Aim
Extract only the first line of the listing and every line after it up to and including the one with "avgs = [topgg_avg, botlist_avg, dbl_avg]". Omit the pictures.

——

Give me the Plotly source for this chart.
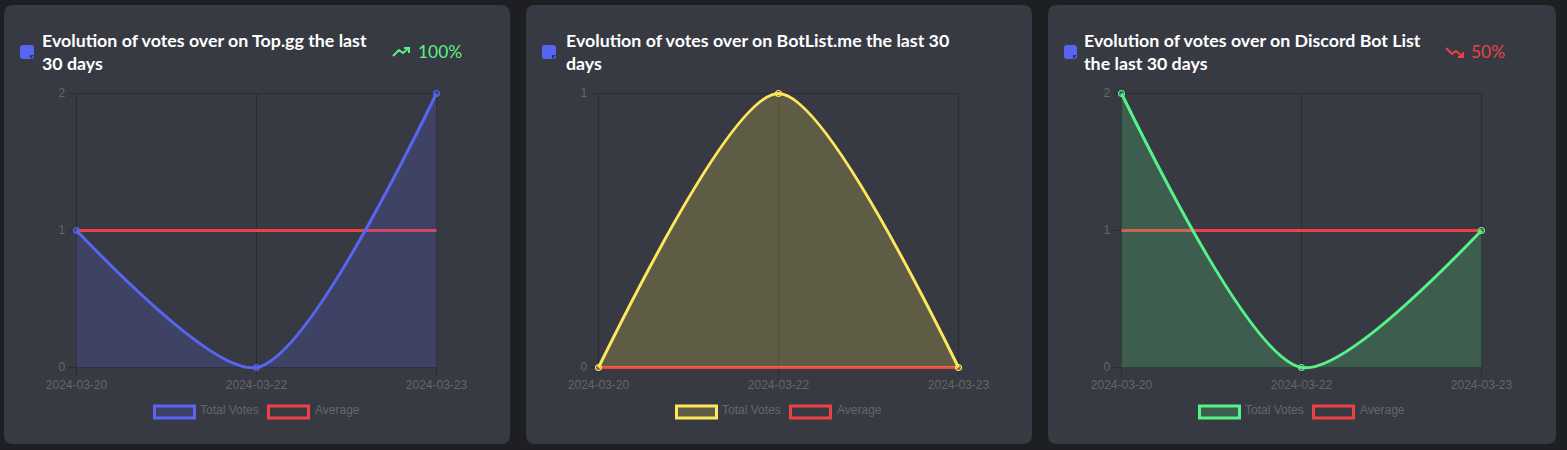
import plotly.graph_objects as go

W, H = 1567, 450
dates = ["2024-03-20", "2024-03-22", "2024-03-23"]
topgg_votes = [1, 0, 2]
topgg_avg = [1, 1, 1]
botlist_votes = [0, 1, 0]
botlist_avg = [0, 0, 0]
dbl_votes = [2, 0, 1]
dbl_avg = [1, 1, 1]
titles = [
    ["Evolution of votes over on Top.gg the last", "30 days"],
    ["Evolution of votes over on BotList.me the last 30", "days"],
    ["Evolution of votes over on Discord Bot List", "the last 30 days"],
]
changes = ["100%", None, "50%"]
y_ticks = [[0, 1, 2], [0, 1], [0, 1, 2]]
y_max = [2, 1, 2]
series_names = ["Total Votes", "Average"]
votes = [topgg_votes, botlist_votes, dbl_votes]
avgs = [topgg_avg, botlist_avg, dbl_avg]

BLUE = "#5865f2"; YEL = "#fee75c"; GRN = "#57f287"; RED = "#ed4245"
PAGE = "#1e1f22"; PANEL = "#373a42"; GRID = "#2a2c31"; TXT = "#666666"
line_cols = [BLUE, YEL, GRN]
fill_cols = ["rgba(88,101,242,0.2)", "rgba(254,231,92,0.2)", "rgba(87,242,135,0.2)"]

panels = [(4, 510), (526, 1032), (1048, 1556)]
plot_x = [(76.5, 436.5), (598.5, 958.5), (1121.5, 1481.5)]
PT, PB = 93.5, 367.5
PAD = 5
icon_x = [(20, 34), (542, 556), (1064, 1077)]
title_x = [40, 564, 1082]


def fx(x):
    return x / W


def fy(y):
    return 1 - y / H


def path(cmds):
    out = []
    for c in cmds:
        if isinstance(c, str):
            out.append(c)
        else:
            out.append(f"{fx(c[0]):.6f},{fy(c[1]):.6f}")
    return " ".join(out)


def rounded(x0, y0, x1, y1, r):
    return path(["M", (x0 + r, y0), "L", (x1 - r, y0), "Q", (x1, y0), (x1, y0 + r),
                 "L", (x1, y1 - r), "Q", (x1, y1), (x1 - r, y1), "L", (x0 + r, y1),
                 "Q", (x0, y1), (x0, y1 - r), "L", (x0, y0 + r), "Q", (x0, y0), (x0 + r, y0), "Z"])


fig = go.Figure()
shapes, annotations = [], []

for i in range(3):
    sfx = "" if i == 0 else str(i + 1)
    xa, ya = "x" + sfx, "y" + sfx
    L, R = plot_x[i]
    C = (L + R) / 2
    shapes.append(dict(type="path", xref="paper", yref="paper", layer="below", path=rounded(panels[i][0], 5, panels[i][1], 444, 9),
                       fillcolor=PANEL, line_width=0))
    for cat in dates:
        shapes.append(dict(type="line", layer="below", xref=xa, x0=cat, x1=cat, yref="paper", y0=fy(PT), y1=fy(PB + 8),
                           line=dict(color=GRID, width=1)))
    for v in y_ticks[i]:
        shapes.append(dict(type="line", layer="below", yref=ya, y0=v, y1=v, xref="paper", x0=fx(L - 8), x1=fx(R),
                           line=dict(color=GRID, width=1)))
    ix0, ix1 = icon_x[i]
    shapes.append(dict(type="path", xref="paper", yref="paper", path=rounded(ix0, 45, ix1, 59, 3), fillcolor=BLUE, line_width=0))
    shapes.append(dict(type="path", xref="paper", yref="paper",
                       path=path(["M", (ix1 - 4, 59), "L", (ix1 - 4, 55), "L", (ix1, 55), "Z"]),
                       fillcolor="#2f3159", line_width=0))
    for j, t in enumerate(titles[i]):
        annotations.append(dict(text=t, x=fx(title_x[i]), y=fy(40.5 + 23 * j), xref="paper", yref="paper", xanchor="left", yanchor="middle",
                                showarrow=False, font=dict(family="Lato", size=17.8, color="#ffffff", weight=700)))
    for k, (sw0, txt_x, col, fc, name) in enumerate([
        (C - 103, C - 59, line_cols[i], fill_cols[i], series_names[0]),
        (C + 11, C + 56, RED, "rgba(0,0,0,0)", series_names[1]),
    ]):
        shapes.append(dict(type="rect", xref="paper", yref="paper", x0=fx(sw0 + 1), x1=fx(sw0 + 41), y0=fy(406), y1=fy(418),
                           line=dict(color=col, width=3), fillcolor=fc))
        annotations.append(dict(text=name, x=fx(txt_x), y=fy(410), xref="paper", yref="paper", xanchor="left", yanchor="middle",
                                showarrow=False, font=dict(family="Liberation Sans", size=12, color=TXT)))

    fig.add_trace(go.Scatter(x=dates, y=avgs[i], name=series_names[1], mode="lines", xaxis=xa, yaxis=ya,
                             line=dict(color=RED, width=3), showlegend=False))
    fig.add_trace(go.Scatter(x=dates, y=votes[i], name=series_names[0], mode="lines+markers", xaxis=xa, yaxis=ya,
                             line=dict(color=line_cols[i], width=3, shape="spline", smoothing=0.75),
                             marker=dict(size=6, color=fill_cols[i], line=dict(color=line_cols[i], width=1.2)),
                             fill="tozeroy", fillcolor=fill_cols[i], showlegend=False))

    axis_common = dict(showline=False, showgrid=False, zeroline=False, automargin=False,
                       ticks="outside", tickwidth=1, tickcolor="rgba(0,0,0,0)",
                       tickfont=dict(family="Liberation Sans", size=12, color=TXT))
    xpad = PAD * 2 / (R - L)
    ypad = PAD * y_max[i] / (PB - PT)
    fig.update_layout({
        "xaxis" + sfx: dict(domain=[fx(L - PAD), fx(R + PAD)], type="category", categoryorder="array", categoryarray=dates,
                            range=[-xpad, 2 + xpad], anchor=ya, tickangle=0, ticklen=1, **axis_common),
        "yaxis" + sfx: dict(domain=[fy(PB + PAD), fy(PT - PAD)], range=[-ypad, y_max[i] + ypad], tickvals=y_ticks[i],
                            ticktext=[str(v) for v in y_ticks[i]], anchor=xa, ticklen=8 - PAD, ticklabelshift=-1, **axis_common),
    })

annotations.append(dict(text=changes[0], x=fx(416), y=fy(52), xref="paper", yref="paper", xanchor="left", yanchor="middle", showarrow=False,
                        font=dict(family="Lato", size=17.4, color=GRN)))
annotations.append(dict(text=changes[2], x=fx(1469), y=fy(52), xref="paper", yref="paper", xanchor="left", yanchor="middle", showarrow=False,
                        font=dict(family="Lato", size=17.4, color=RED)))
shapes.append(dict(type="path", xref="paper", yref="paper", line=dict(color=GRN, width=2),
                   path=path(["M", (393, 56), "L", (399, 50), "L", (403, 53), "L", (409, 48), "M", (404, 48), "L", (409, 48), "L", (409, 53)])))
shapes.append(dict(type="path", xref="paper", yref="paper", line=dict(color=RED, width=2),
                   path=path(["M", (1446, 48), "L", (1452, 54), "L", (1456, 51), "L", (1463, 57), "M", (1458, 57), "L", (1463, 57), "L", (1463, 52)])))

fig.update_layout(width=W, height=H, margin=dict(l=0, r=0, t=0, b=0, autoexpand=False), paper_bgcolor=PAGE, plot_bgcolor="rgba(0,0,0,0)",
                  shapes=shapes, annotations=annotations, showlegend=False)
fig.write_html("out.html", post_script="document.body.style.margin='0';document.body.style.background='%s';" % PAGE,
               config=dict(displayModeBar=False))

——

Response to the task
Give me the Plotly source for this chart.
import plotly.graph_objects as go

W, H = 1567, 450
dates = ["2024-03-20", "2024-03-22", "2024-03-23"]
topgg_votes = [1, 0, 2]
topgg_avg = [1, 1, 1]
botlist_votes = [0, 1, 0]
botlist_avg = [0, 0, 0]
dbl_votes = [2, 0, 1]
dbl_avg = [1, 1, 1]
titles = [
    ["Evolution of votes over on Top.gg the last", "30 days"],
    ["Evolution of votes over on BotList.me the last 30", "days"],
    ["Evolution of votes over on Discord Bot List", "the last 30 days"],
]
changes = ["100%", None, "50%"]
y_ticks = [[0, 1, 2], [0, 1], [0, 1, 2]]
y_max = [2, 1, 2]
series_names = ["Total Votes", "Average"]
votes = [topgg_votes, botlist_votes, dbl_votes]
avgs = [topgg_avg, botlist_avg, dbl_avg]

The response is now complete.